The comments from Greenspan, who was tested early in his tenure by the October 1987 stock market crash, come as Bernanke's skills are challenged by rising defaults in the US subprime mortgage market, which caters to risky borrowers, and a related global credit squeeze.

Bernanke's Fed has come under fire from some quarters for not acknowledging quickly enough how deeply the current crisis could harm the economy or responding aggressively enough to keep the US economy on track. Some analysts have speculated that Greenspan would have acted more swiftly.

Bernanke and his colleagues meet on Tuesday. They are widely expected to lower benchmark overnight interest rates, which the Fed has held at 5.25 percent since June 2006, by at least a quarter-percentage point.

Bernanke had justified holding rates at that level despite some clamoring in markets for lower borrowing costs, on the grounds that inflation has remained troublingly high and needed to recede first.
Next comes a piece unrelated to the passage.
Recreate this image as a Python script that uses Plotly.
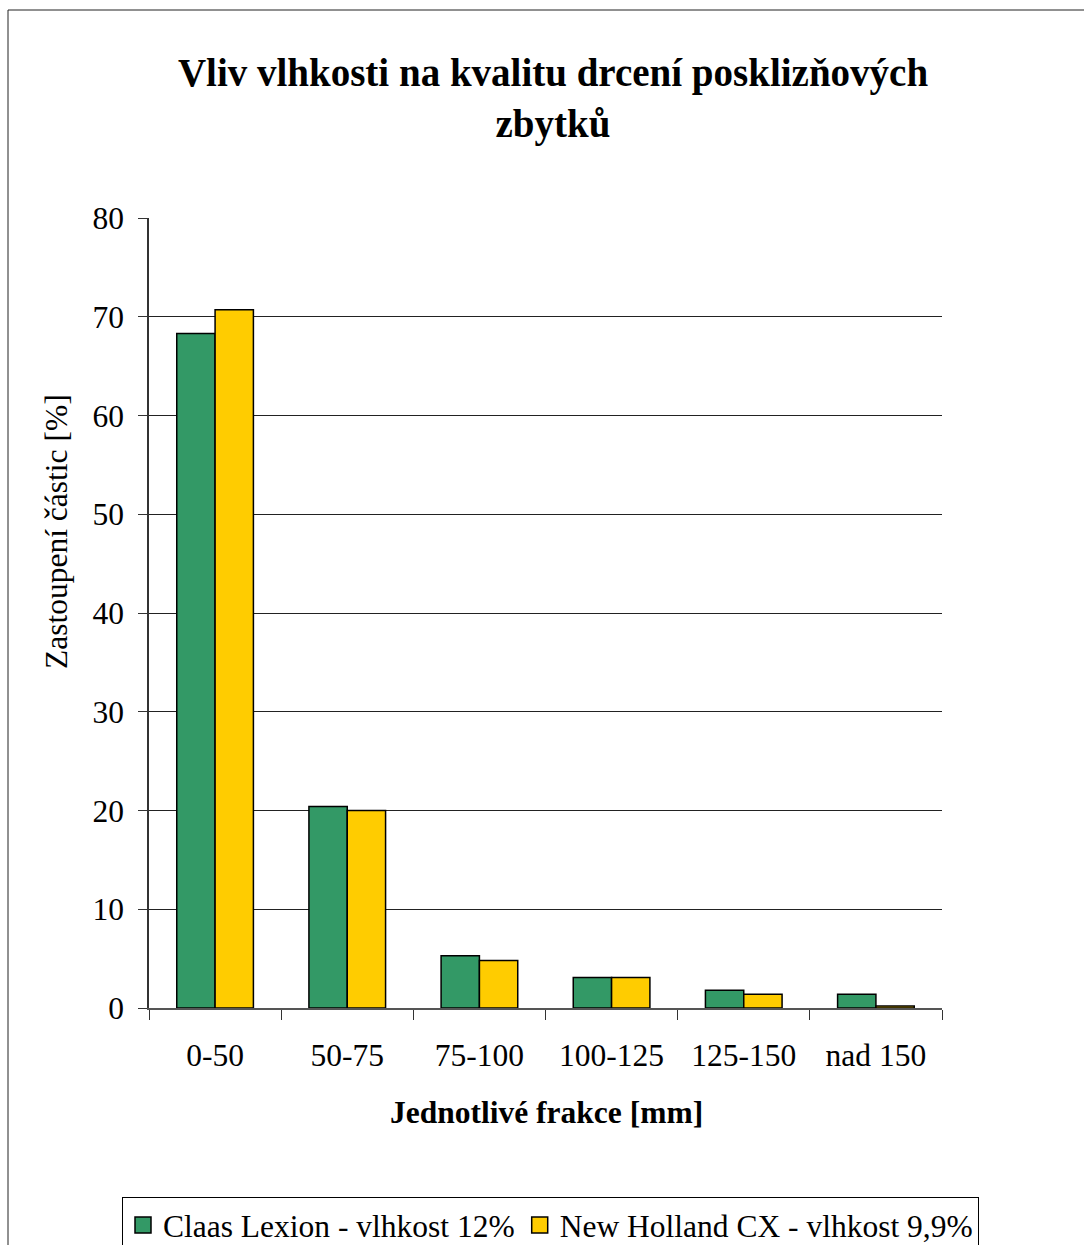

Only in recent weeks, as credit stress mounted in financial markets and it became clear a housing recovery was a long ways off, have Fed officials suggested that worries about growth have supplanted long-standing concerns on inflation.

Storm brewing

Greenspan, who stepped down from the helm of the US central bank in January 2006, said that as Fed chief he knew about questionable lending practices that were leaving subprime borrowers with adjustable rate loans vulnerable to harm from rising interest rates, but did not recognize those loans would trigger broader problems until fairly recently.